Last week, we joined “Managing confidential research data,” a class on research design and methods at MIT taught by Dr. Micah Altman. We thought SurveyCTO users would appreciate the following take-aways:
- Always consider the sensitivity of data relative to its research utility. If there is more risk than reward, don’t collect it. At the extreme, consider anonymous data collection.
- Think holistically about the entire project lifecycle. Consider data security and use during project design, collection, analysis, storage, release, and disposal.
- Develop the appropriate safeguards for when you do share data. Benefits to sharing data include increased transparency and opportunities for social value. You may also be compelled to share data for legal reasons, so it’s important to be prepared.

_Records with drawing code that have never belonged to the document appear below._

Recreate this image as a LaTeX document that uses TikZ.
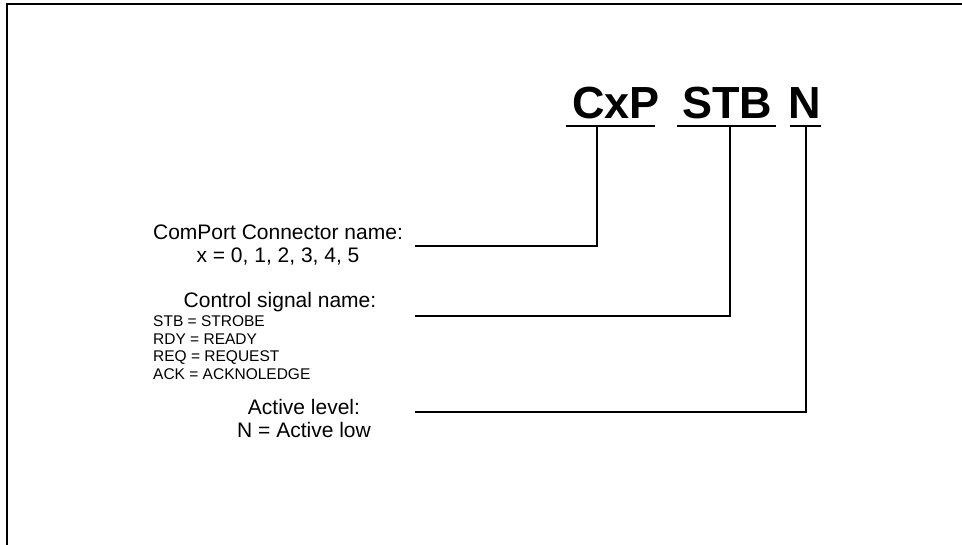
\documentclass[tikz,border=0pt]{standalone}
\usepackage{fontspec}
\setmainfont{Liberation Sans}
\begin{document}
\begin{tikzpicture}[x=1pt,y=-1pt,
  lbl/.style={inner sep=0pt,anchor=base,font=\fontsize{21}{23}\selectfont},
  small/.style={inner sep=0pt,anchor=base west,font=\fontsize{15.5}{17}\selectfont},
  title/.style={inner sep=0pt,anchor=base,font=\fontsize{45}{48}\selectfont\bfseries},
  leader/.style={draw=black,line width=1.1pt},
  frame/.style={draw=black,line width=2pt}]
\useasboundingbox (0,0) rectangle (962,545);
% frame
\draw[frame] (7,545) -- (7,4.5) -- (962,4.5);
% title
\node[title] (cxp) at (616,119) {CxP};
\node[title] (stb) at (727,119) {STB};
\node[title] (n) at (805,119) {N};
\coordinate (cxpL) at (566,126); \coordinate (cxpR) at (655,126);
\coordinate (stbL) at (677,126); \coordinate (stbR) at (776,126);
\coordinate (nL) at (790,126); \coordinate (nR) at (821,126);
\draw[leader] (cxpL) -- (cxpR);
\draw[leader] (stbL) -- (stbR);
\draw[leader] (nL) -- (nR);
\coordinate (cxpT) at (597,126);
\coordinate (stbT) at (730,126);
\coordinate (nT) at (806,126);
% labels
\node[lbl] (cp1) at (278,240) {ComPort Connector name:};
\node[lbl] (cp2) at (278,263) {x = 0, 1, 2, 3, 4, 5};
\node[lbl] (cs1) at (280,308) {Control signal name:};
\node[small] (cs2) at (153,327) {STB = STROBE};
\node[small] (cs3) at (153,344.5) {RDY = READY};
\node[small] (cs4) at (153,362) {REQ = REQUEST};
\node[small] (cs5) at (153,380) {ACK = ACKNOLEDGE};
\node[lbl] (al1) at (304,415) {Active level:};
\node[lbl] (al2) at (304,438) {N = Active low};
% leaders
\coordinate (e1) at (415,246);
\coordinate (e2) at (415,316);
\coordinate (e3) at (415,412);
\draw[leader] (e1) -| (cxpT);
\draw[leader] (e2) -| (stbT);
\draw[leader] (e3) -| (nT);
\end{tikzpicture}
\end{document}
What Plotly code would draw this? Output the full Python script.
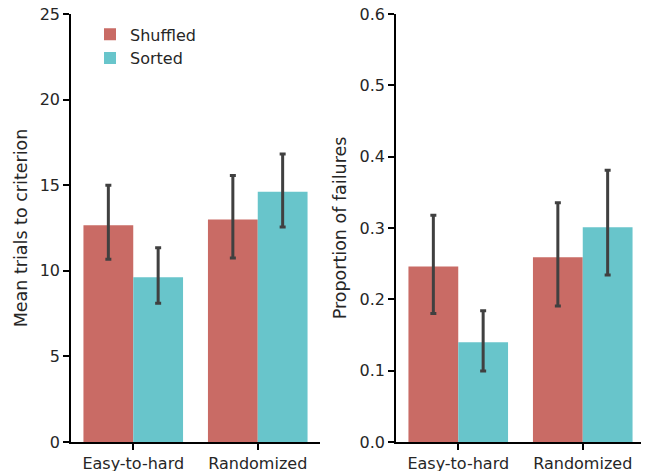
import plotly.graph_objects as go
from plotly.subplots import make_subplots

categories = ["Easy-to-hard", "Randomized"]
series_names = ["Shuffled", "Sorted"]

trials_shuffled = [12.66, 12.99]
trials_shuffled_hi = [15.0, 15.56]
trials_shuffled_lo = [10.67, 10.75]
trials_sorted = [9.62, 14.62]
trials_sorted_hi = [11.35, 16.82]
trials_sorted_lo = [8.1, 12.56]

fail_shuffled = [0.246, 0.259]
fail_shuffled_hi = [0.318, 0.3355]
fail_shuffled_lo = [0.180, 0.1907]
fail_sorted = [0.140, 0.301]
fail_sorted_hi = [0.184, 0.381]
fail_sorted_lo = [0.0995, 0.234]

colors = ["#c96b65", "#68c5cb"]
err_color = "#404040"
FONT = "DejaVu Sans"
TXT = "#262626"

# page body has an 8px margin, so the figure is sized to fit the window
W, H = 641, 463
OFF = 8

fig = make_subplots(rows=1, cols=2)

def add(col, vals, hi, lo, name, color, show):
    fig.add_trace(go.Bar(
        x=categories, y=vals, name=name, marker=dict(color=color, line=dict(width=0)),
        showlegend=show,
        error_y=dict(type="data", symmetric=False,
                     array=[h - v for h, v in zip(hi, vals)],
                     arrayminus=[v - l for l, v in zip(lo, vals)],
                     color=err_color, thickness=3, width=3),
    ), row=1, col=col)

add(1, trials_shuffled, trials_shuffled_hi, trials_shuffled_lo, series_names[0], colors[0], True)
add(1, trials_sorted, trials_sorted_hi, trials_sorted_lo, series_names[1], colors[1], True)
add(2, fail_shuffled, fail_shuffled_hi, fail_shuffled_lo, series_names[0], colors[0], False)
add(2, fail_sorted, fail_sorted_hi, fail_sorted_lo, series_names[1], colors[1], False)

axis_common = dict(showgrid=False, zeroline=False, showline=True, linecolor="#000000",
                   linewidth=1.6, ticks="outside", ticklen=6, tickwidth=1.6,
                   tickcolor="#000000", tickfont=dict(family=FONT, size=16, color=TXT),
                   ticklabeloverflow="allow")

fig.update_xaxes(**axis_common, range=[-0.5, 1.5])
fig.update_xaxes(domain=[(71 - OFF) / W, (320 - OFF) / W], row=1, col=1)
fig.update_xaxes(domain=[(396 - OFF) / W, (645 - OFF) / W], row=1, col=2)
fig.update_yaxes(**axis_common)
fig.update_yaxes(range=[0, 25], tickvals=[0, 5, 10, 15, 20, 25],
                 title=dict(text="Mean trials to criterion", font=dict(family=FONT, size=17.5, color=TXT), standoff=8),
                 row=1, col=1)
fig.update_yaxes(range=[0, 0.6], tickvals=[0, 0.1, 0.2, 0.3, 0.4, 0.5, 0.6], tickformat=".1f",
                 title=dict(text="Proportion of failures", font=dict(family=FONT, size=17.5, color=TXT), standoff=8),
                 row=1, col=2)

fig.update_layout(
    width=W, height=H,
    margin=dict(l=0, r=0, t=14 - OFF, b=H - (442 - OFF), autoexpand=False),
    paper_bgcolor="white", plot_bgcolor="white",
    barmode="group", bargap=0.2, bargroupgap=0,
    font=dict(family=FONT, size=16, color=TXT),
    legend=dict(x=82 / W, y=0.992, xanchor="left", yanchor="top", bgcolor="rgba(0,0,0,0)",
                font=dict(family=FONT, size=16, color=TXT), itemwidth=30,
                tracegroupgap=0),
)

fig.write_html("out.html")
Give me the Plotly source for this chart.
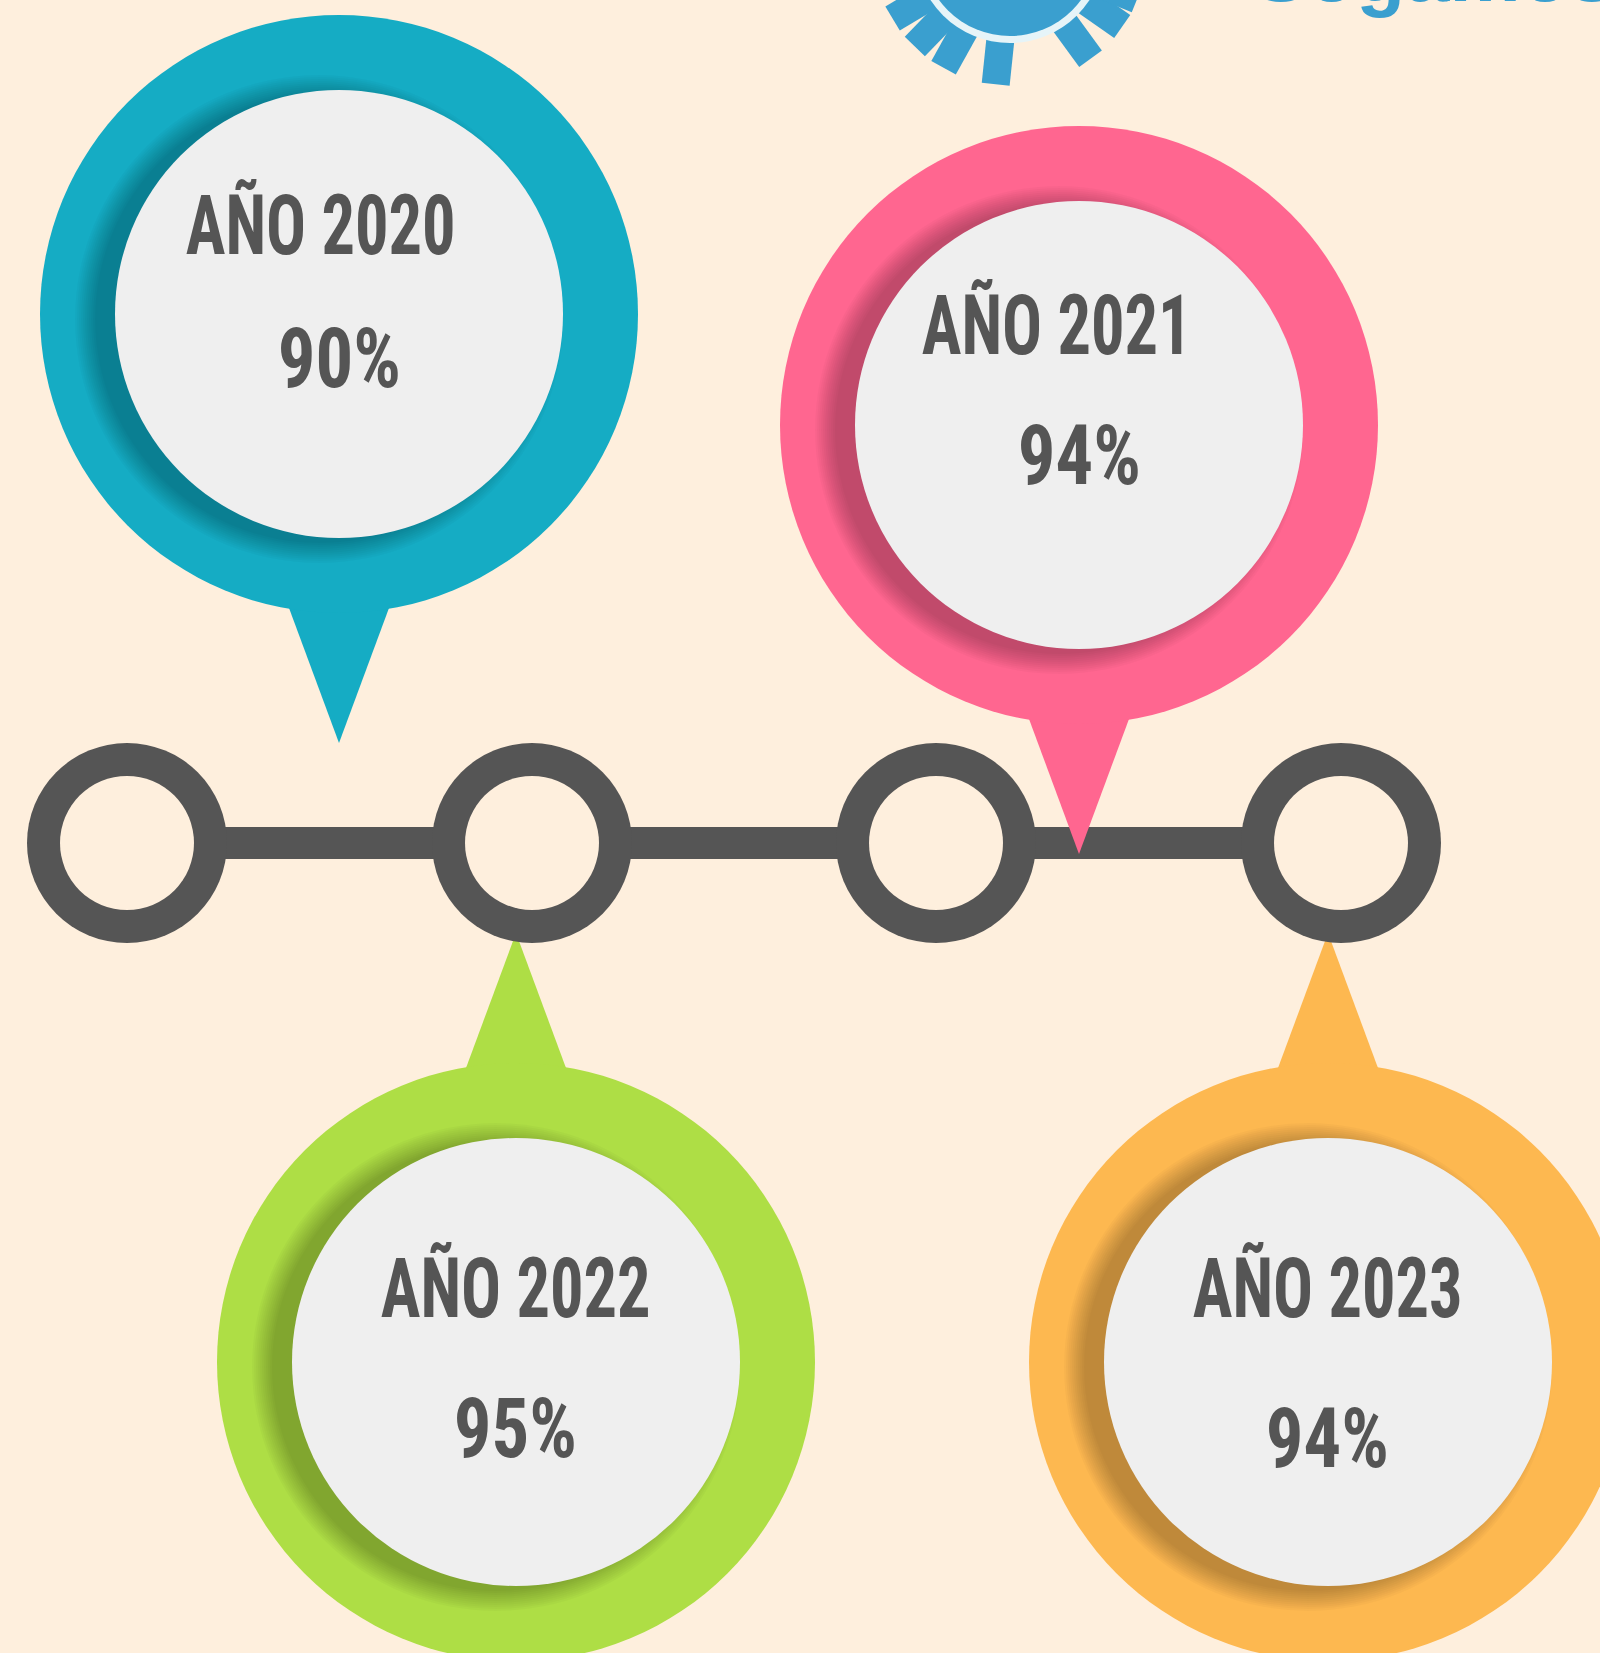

- Familiarize yourself with the relevant legal frameworks. Laws in your own country and the country in which you conduct research apply. These laws can dictate what researchers should know, what permissions or consent they must obtain, and when/how/who to notify when certain types of events occur.
- Review this simplified guide to protecting your data:
A) Identify all possible confidential or identifying data
B) Encrypt your data at rest, on disk, and on devices
C) Encrypt your data in transit
D) Maintain “core info hygiene” on your devices: have strong passwords, don’t share passwords, use anti-virus software, revoke access to users who leave your project, and train people who will be handling confidential data
E) Dispose of data carefully
Finally, when protecting sensitive data, we think in terms of protecting individuals (one should not be able to figure out which individual corresponds to a specific record in the data). But there are other types of identification one has to be careful about:
Indistinguishability: Where anonymized data can’t be linked to an individual but can still be linked to a group or crowd of individuals. The group could be directly endangered or, if the group is small enough, one could still use that information to find and target individuals.
Limited adversarial learning: Anonymized information that can still help improve your likelihood of linking a record to an individual by a certain probability. For example, data that does not directly link to an individual but perhaps makes your guess about who the record links to 20% more accurate.
Thoughtful planning and design can help minimize the risks of handling confidential information. Good systems – and good tools – are critical to data security.